Top 5 things to do in Cuenca

I spent a month in the city of Cuenca in the highlands of Ecuador. Its centre is designated as a UNESCO World Heritage site due to an abundance of beautiful colonial buildings. However, even looking away from the city at the surrounding imposing mountains may leave you awe-struck. Here are my top recommendations for a day or two in Cuenca.

The New Cathedral at Plaza Calderón

Catedral de la Inmaculada Concepción aka The New Cathedral at Plaza Calderón

Plaza Calderón

This is the centre of Cuenca, the beating heart of the city. Plaza Calderón is a beautiful square dotted with trees and benches perfect for watching the world go by. Shoe-shining kids will nag for work, ice-cream sellers serve passers-by and elderly men gather to chat. Traditionally dressed women in Panama hats, colourful skirts, long plaited hair and carrying their child or groceries on their back will stride by every few minutes. The square is bordered by the small white Old Cathedral on one side and the large New Cathedral on the other.

Shrunken head. Source

Shrunken head. Source.

Pumapungo Museum

A short walk from the centre of Cuenca the Pumapungo museum serves as a fantastic overview of Ecuadorian culture, showcasing the traditional lifestyles and dress of different indigenous groups within the country. For me the most fascinating, yet gruesome, display was the collection of tsantas, shrunken human heads. The Shuar tribe would take the head of defeated enemies, cut the skin away from the skull and tan it like a hide. Inserting hot rocks and sand would cause the skin to shrink and dry out while keeping the features intact. The deceased’s hair is kept attached, while their mouth is sewn shut. The museum also houses the ruins of Tomebamba, the original city that Cuenca is built on, where you can also get up close to a few of the resident llamas.

View of Cuenca from the Mirador de Turi

View of Cuenca from the Mirador de Turi

Mirador de Turi

If you want a great view of the city then the Mirador de Turi is the place to go. A tiring walk up lots of steps or just jump on the open top bus tour from the central square Plaza Calderón. For $5 you get a narrated tour of the city plus a taste of canelazo, a traditional hot drink made of sugar cane alcohol and cinnamon.

Río Tomebamba

Río Tomebamba

Río Tomebamba

Take a stroll along one of the rivers that forms part of the city’s official name, Santa Ana de los cuatro ríos de Cuenca. The Tomebamba divides the city into new and old, but numerous bridges and pathways on both sides make this a pleasant place to walk or sit on the grass banks for a picnic.
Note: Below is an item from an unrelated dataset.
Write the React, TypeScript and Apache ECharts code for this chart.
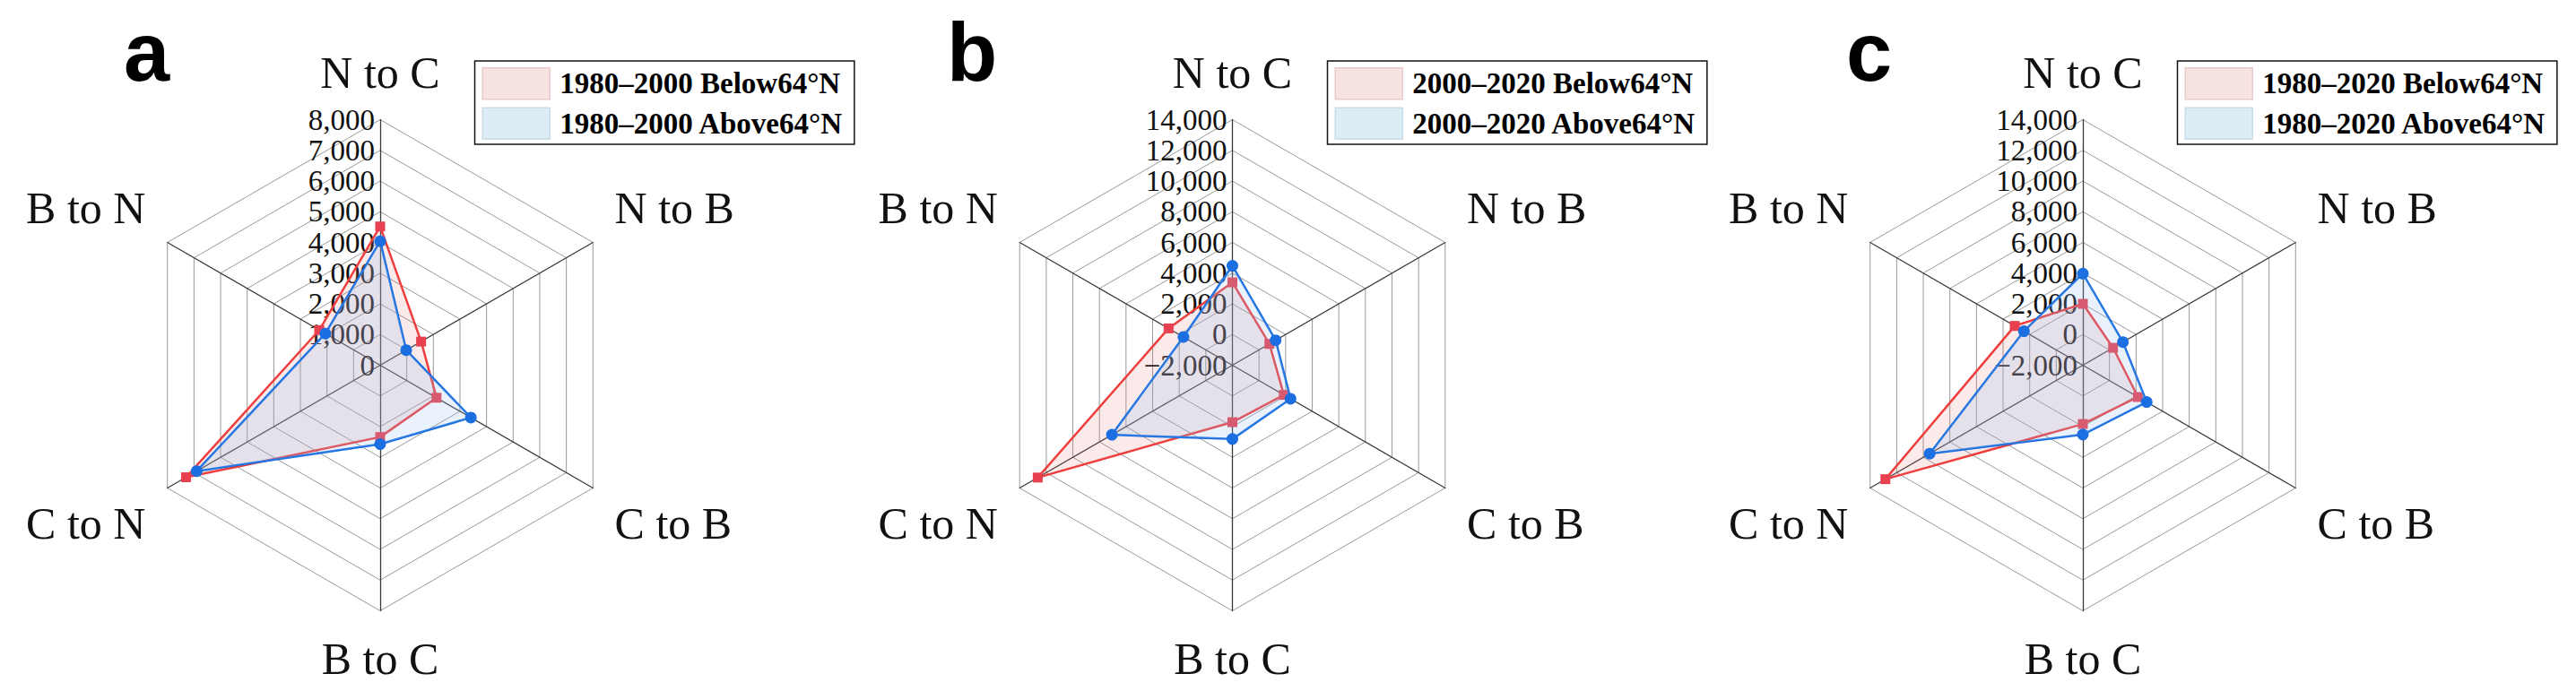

Cuy spit-roasting over coals.

Cuy spit-roasting over coals.

Eat cuy

Cuenca is well-known as being one of the best places to try the local delicacy of guinea pig, known as cuy. You’ll see the little fellas skinned and impaled on sticks as they are spit-roasted over coals. I found the meat to be quite greasy, yet pretty tasty with lovely crispy skin. If you can get past the fact that you’re eating a beloved childhood pet then teamed with mote (corn) and potatoes it will make a filling meal for two.


Posted on April 19, 2014, in Ecuador, South America and tagged , , , , , , , , . Bookmark the permalink. 2 Comments.

  1. I have been wanting to visit Cuenca and more of Ecuador since I visited Quito and Otavalo. Did you like it? Was there much to do other than these attractions?

    • It’s a small city so there isn’t a huge amount to do, but I would definitely recommend a visit. Not only is it a lovely city, it’s also a good base for visiting Cajas National Park and Ingapirca (Inca ruins).